### [Problem description]
Begin with the line holding "Write the TikZ code for this diagram.", end with the line holding "(32,8) -- (45,8);", and repeat every line in between exactly, without pictures.

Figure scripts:
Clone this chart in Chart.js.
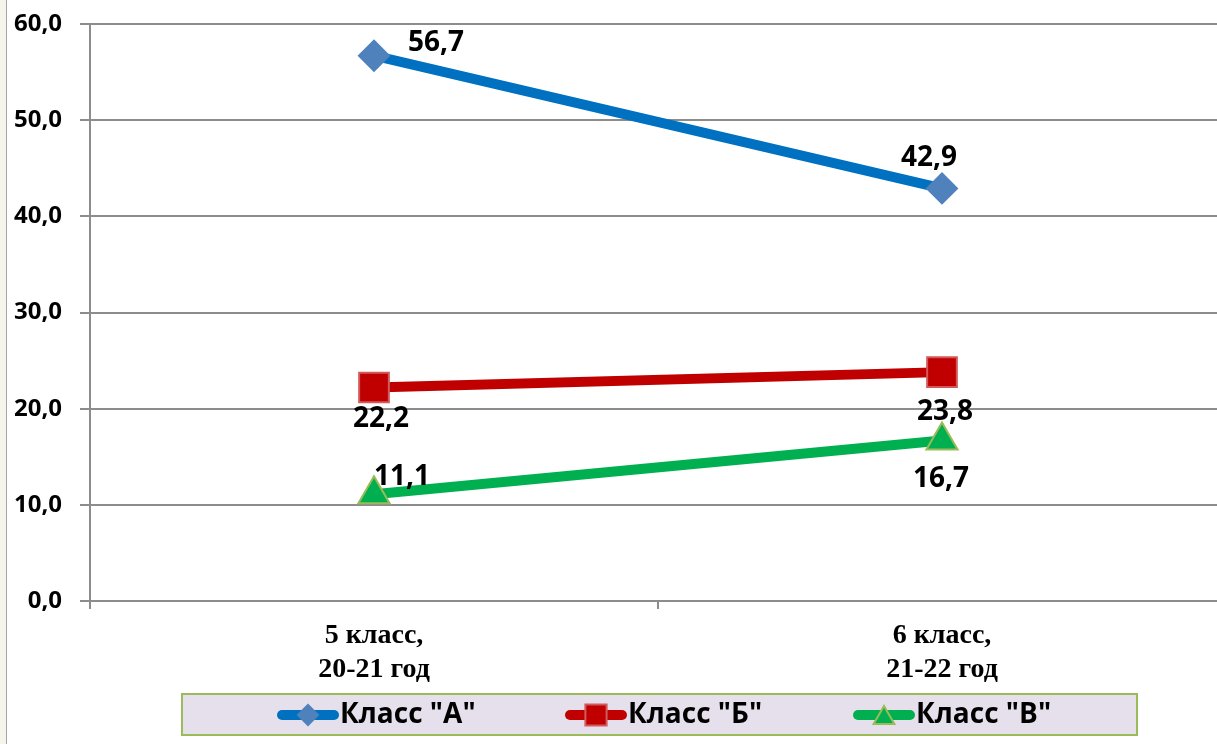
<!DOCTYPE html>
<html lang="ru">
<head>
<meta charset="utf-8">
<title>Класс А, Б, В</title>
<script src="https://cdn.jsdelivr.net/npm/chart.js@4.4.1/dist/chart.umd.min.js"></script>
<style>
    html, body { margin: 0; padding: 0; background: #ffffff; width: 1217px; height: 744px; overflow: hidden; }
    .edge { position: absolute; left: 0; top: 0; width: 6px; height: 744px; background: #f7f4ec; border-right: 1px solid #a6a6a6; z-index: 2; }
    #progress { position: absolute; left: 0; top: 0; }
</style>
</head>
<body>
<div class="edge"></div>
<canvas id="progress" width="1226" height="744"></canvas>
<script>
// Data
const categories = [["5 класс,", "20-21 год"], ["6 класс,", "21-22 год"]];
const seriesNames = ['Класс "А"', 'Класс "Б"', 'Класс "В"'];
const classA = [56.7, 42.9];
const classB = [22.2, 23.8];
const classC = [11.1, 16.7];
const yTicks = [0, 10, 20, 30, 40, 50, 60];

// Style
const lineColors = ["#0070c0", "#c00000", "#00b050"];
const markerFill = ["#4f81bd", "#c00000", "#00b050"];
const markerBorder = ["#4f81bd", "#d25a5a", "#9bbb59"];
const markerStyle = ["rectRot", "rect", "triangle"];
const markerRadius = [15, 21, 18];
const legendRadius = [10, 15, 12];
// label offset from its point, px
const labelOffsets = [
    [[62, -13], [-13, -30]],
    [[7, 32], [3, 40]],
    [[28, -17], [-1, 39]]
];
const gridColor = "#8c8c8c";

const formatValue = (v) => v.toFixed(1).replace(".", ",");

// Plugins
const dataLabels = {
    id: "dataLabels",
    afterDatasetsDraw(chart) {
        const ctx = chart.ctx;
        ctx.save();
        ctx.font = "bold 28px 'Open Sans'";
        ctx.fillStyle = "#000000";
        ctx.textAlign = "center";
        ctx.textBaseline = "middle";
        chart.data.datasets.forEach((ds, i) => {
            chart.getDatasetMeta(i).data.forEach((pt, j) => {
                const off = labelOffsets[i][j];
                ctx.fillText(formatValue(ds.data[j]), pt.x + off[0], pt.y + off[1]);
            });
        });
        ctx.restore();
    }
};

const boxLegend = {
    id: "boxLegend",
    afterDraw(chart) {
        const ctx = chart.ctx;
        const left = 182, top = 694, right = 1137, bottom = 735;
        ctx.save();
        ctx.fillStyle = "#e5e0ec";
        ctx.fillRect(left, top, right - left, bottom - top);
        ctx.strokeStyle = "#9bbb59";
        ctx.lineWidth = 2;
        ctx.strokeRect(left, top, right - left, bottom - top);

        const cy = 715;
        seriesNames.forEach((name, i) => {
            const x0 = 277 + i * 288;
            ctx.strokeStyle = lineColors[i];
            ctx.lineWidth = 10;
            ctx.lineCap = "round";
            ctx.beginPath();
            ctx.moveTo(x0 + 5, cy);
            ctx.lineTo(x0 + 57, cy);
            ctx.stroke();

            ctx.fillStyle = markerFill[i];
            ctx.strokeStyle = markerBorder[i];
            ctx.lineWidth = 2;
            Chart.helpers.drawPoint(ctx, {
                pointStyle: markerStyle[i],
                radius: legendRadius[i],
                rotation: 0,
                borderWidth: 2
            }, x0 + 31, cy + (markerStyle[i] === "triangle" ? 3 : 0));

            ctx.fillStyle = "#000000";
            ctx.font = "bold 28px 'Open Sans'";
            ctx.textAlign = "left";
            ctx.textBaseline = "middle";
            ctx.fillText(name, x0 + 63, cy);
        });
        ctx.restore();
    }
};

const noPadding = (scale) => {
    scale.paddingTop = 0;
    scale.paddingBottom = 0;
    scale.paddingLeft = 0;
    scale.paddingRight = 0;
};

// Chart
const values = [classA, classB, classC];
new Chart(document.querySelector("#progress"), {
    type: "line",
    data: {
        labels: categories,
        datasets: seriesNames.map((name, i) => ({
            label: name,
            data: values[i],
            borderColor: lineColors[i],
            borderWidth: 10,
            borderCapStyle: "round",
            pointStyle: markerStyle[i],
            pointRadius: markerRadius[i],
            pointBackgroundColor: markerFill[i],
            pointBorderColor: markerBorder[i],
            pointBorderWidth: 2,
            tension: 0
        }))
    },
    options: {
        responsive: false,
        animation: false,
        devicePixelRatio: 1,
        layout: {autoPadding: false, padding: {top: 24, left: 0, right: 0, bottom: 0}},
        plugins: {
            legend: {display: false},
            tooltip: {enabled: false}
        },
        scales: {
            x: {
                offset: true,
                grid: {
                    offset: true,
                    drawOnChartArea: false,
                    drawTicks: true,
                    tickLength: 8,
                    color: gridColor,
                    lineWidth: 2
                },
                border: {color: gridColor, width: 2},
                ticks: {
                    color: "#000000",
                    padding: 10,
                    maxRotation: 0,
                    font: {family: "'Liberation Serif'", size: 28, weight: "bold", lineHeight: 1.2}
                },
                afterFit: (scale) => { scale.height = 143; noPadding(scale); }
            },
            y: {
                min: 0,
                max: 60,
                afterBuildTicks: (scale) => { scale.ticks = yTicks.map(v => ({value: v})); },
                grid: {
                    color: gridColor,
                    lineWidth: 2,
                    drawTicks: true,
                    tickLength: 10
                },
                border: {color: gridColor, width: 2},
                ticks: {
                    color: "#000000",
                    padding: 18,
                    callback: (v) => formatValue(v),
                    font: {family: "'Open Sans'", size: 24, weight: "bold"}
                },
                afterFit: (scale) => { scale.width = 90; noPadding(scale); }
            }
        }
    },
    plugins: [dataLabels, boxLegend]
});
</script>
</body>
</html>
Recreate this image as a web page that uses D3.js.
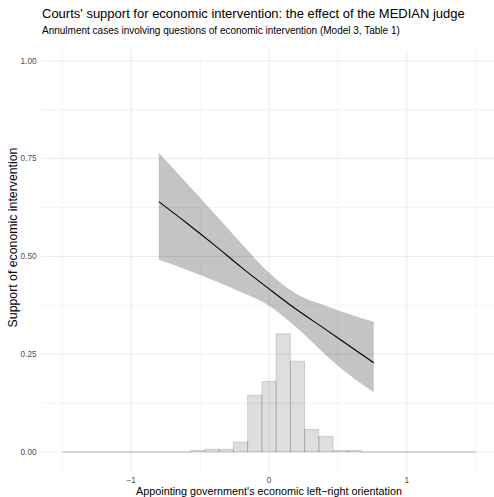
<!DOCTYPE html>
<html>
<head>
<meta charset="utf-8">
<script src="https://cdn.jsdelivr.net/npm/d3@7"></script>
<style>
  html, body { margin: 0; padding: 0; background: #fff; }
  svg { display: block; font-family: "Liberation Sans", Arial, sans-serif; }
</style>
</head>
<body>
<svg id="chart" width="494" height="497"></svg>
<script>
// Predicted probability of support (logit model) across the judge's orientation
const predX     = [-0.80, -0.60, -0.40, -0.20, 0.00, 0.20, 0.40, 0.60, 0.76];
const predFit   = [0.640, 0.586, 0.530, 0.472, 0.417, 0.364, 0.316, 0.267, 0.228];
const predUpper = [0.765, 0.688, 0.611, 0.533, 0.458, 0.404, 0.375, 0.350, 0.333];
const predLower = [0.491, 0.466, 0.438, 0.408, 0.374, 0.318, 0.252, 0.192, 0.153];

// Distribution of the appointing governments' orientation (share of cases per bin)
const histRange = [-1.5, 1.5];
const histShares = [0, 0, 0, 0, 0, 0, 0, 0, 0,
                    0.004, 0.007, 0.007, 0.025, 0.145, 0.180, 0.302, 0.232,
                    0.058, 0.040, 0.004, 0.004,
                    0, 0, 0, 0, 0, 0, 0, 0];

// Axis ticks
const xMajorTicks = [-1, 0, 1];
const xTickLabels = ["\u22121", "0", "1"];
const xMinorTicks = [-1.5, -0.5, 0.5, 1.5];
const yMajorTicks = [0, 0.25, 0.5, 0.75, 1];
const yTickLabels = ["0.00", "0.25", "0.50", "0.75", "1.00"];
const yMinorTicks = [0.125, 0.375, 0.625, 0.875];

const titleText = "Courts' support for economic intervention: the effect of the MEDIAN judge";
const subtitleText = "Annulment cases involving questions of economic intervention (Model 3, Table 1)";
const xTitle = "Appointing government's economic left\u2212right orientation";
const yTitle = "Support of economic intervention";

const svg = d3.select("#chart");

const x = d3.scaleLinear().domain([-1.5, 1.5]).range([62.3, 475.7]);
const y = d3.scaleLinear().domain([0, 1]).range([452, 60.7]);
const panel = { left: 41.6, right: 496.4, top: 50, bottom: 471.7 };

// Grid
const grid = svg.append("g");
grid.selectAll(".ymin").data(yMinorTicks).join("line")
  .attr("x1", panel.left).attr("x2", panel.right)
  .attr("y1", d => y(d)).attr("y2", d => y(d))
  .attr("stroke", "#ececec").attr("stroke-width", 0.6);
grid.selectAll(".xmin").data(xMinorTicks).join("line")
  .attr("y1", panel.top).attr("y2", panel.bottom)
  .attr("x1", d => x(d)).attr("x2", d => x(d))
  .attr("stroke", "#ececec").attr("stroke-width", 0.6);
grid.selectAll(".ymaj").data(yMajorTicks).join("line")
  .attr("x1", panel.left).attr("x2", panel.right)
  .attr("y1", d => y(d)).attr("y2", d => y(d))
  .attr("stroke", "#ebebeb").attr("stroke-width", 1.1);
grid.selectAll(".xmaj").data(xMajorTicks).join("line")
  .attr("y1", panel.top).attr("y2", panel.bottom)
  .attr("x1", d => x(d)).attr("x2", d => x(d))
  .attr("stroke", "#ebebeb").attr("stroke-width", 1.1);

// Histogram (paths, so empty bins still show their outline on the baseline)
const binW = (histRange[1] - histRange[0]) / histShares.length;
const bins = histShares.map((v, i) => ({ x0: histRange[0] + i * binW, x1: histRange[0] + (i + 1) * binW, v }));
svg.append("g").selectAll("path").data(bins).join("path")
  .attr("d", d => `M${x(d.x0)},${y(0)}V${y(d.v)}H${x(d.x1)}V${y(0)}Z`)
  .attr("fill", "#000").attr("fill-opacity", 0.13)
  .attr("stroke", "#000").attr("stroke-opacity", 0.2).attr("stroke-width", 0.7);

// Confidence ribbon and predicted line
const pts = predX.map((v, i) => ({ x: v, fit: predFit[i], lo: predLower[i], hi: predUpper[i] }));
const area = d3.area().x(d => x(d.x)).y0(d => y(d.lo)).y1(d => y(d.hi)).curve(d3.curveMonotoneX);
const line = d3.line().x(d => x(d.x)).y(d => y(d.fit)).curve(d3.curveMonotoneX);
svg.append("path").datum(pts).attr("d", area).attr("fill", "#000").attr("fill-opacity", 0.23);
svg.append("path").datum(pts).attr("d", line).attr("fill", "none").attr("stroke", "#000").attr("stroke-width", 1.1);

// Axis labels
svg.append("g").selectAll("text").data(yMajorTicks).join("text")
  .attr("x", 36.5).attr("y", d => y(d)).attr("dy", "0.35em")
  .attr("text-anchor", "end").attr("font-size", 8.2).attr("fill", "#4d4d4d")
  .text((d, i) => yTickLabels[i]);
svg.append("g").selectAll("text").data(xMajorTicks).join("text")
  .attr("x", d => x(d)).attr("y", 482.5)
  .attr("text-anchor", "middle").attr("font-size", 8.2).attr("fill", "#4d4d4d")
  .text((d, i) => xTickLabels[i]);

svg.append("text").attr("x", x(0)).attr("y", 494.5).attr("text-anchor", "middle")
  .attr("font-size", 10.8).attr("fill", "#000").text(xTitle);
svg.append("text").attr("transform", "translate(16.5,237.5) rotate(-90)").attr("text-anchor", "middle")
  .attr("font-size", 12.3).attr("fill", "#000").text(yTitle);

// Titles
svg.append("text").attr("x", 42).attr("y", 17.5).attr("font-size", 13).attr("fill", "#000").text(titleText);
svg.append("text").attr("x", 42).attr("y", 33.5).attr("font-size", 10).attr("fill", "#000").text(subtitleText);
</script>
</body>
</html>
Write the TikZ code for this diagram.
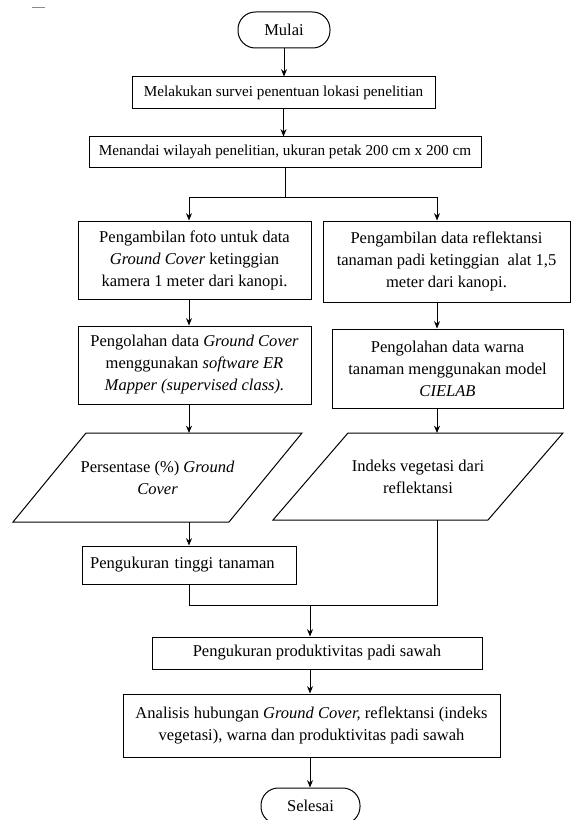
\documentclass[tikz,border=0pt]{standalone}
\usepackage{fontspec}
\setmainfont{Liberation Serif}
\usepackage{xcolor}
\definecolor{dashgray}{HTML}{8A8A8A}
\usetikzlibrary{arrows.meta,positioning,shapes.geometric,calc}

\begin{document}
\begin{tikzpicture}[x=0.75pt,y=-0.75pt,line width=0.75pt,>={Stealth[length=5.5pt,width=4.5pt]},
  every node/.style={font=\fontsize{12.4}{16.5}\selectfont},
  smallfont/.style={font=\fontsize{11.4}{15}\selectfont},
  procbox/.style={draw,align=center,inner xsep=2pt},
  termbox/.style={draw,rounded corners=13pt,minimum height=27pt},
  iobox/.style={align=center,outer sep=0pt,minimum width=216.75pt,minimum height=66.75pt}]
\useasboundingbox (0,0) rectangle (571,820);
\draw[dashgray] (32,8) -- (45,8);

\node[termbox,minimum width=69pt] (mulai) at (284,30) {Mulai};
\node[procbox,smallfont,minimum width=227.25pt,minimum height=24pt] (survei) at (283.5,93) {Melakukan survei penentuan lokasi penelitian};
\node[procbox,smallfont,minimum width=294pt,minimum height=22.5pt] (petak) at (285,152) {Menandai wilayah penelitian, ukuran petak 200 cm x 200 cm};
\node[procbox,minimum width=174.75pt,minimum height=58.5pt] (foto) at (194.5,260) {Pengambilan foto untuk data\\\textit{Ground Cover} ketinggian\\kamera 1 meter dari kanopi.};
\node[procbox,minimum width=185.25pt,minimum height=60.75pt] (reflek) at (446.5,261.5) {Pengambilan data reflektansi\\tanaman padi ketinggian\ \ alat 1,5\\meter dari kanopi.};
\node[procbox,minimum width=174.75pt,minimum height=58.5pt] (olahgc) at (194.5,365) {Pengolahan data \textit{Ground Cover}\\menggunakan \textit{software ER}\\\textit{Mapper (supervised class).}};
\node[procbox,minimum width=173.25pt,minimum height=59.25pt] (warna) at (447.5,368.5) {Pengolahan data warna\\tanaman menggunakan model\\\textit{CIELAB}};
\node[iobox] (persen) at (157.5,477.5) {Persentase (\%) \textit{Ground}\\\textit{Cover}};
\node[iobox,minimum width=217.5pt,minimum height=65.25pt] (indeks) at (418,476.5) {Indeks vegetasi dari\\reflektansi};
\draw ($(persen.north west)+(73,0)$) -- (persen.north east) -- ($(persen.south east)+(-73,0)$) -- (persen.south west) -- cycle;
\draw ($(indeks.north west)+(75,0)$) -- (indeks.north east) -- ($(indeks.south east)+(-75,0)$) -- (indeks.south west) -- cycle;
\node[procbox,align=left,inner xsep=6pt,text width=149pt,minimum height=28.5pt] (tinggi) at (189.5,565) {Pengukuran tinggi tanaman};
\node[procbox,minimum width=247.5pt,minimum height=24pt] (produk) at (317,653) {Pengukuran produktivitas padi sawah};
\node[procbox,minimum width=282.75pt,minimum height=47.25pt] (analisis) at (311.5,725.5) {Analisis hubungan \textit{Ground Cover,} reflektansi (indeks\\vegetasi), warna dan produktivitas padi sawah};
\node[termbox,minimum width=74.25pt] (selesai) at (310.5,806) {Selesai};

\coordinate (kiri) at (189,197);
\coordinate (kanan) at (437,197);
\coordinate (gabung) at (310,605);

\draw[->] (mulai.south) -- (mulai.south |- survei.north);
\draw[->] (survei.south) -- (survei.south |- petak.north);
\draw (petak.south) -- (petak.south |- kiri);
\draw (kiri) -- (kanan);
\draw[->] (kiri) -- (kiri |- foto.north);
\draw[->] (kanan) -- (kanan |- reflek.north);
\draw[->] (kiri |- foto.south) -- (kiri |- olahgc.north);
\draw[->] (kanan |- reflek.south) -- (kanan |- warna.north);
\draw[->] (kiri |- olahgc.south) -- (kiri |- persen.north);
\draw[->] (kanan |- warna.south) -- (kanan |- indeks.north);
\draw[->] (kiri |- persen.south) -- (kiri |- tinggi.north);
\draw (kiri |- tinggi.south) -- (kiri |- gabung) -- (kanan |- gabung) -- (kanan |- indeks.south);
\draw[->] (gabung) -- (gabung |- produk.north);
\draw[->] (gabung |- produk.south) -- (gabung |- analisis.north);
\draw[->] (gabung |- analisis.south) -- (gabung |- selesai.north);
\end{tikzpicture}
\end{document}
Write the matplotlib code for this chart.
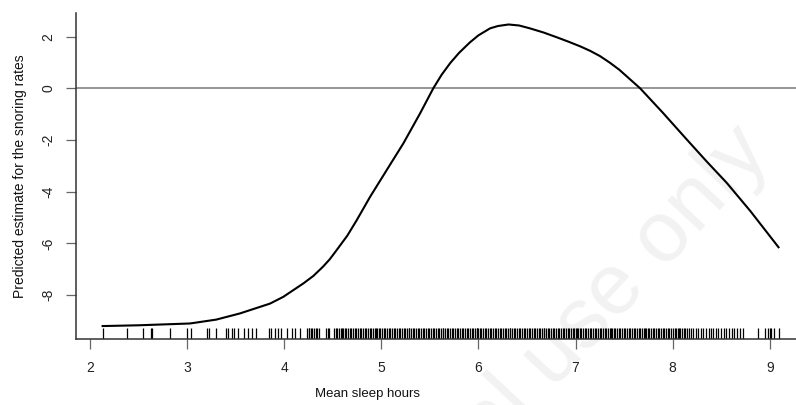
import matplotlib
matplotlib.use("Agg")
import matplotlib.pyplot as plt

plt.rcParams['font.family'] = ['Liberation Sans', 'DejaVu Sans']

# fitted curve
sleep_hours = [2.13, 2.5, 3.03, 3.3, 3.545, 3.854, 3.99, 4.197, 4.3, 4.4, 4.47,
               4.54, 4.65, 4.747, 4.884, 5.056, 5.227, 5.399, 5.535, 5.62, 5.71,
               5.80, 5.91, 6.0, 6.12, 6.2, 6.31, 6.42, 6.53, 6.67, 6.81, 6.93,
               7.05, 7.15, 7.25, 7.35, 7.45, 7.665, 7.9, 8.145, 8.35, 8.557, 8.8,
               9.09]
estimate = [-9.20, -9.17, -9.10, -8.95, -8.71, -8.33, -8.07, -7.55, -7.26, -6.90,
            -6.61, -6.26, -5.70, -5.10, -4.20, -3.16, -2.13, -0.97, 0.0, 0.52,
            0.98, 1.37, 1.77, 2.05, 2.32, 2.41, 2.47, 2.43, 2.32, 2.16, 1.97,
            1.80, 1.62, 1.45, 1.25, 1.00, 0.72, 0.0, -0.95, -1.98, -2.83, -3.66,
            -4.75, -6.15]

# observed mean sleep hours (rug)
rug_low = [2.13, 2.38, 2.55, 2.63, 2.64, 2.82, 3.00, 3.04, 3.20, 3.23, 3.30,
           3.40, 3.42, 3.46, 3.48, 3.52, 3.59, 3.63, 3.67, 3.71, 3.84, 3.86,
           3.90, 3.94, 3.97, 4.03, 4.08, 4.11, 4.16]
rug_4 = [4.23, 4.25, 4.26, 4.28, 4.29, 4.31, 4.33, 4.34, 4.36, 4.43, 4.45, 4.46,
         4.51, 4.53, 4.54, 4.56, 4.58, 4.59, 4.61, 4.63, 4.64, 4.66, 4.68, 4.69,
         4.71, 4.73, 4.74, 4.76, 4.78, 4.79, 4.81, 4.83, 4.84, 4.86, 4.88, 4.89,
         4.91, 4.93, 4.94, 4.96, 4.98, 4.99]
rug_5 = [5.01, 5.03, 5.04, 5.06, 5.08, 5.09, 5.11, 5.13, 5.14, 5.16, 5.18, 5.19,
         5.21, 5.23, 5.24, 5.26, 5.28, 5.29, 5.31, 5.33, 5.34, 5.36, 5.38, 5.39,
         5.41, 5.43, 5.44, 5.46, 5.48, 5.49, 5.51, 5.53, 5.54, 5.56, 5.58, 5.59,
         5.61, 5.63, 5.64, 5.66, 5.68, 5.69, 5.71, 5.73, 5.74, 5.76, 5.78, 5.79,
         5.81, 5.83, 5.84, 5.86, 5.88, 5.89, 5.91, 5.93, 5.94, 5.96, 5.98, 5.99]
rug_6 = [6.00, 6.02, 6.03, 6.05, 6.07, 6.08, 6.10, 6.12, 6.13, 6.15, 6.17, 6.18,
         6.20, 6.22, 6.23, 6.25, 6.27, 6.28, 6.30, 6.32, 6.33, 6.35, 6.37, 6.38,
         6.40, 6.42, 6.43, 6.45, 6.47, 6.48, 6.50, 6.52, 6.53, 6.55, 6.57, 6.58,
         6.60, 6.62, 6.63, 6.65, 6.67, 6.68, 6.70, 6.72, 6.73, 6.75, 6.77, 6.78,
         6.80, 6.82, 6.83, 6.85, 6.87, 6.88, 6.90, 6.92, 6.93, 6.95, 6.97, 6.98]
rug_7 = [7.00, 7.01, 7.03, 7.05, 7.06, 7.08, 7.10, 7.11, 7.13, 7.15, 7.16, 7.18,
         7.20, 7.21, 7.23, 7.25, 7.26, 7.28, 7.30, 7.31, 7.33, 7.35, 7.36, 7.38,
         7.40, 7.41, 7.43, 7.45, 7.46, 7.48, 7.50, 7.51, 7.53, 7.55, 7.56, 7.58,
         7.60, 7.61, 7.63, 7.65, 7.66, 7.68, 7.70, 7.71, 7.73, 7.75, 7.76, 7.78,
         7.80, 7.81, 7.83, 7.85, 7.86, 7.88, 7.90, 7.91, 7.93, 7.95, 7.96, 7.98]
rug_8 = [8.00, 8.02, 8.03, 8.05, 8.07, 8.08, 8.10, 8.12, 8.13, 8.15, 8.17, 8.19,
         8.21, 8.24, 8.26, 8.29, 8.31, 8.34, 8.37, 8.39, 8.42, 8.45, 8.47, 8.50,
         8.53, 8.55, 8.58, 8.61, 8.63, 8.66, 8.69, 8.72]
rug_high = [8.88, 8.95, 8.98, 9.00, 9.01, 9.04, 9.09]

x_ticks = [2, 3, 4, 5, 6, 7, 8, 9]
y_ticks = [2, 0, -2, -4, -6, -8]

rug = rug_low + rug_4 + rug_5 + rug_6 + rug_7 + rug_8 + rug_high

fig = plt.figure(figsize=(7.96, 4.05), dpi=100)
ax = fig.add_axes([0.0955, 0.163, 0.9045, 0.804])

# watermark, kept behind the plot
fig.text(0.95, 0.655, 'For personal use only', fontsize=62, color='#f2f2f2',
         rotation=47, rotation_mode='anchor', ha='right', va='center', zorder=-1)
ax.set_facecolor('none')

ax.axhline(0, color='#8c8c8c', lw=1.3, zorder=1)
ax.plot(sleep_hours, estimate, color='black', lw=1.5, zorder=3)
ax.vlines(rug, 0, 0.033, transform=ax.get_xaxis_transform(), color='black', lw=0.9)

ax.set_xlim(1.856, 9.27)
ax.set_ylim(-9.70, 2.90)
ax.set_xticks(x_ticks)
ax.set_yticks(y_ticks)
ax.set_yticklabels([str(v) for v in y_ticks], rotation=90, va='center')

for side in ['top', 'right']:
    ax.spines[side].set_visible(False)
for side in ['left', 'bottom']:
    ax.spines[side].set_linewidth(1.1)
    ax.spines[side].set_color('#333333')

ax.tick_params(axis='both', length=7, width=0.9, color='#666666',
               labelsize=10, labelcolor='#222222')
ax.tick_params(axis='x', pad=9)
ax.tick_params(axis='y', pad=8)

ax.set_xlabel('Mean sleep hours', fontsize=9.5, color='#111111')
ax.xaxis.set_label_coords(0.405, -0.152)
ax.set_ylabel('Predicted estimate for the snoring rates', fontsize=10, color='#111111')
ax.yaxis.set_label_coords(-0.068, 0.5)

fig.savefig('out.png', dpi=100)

### [Written answer]
Write the TikZ code for this diagram.
\documentclass[tikz,border=0pt]{standalone}
\usepackage{fontspec}
\setmainfont{Liberation Serif}
\usepackage{xcolor}
\definecolor{dashgray}{HTML}{8A8A8A}
\usetikzlibrary{arrows.meta,positioning,shapes.geometric,calc}

\begin{document}
\begin{tikzpicture}[x=0.75pt,y=-0.75pt,line width=0.75pt,>={Stealth[length=5.5pt,width=4.5pt]},
  every node/.style={font=\fontsize{12.4}{16.5}\selectfont},
  smallfont/.style={font=\fontsize{11.4}{15}\selectfont},
  procbox/.style={draw,align=center,inner xsep=2pt},
  termbox/.style={draw,rounded corners=13pt,minimum height=27pt},
  iobox/.style={align=center,outer sep=0pt,minimum width=216.75pt,minimum height=66.75pt}]
\useasboundingbox (0,0) rectangle (571,820);
\draw[dashgray] (32,8) -- (45,8);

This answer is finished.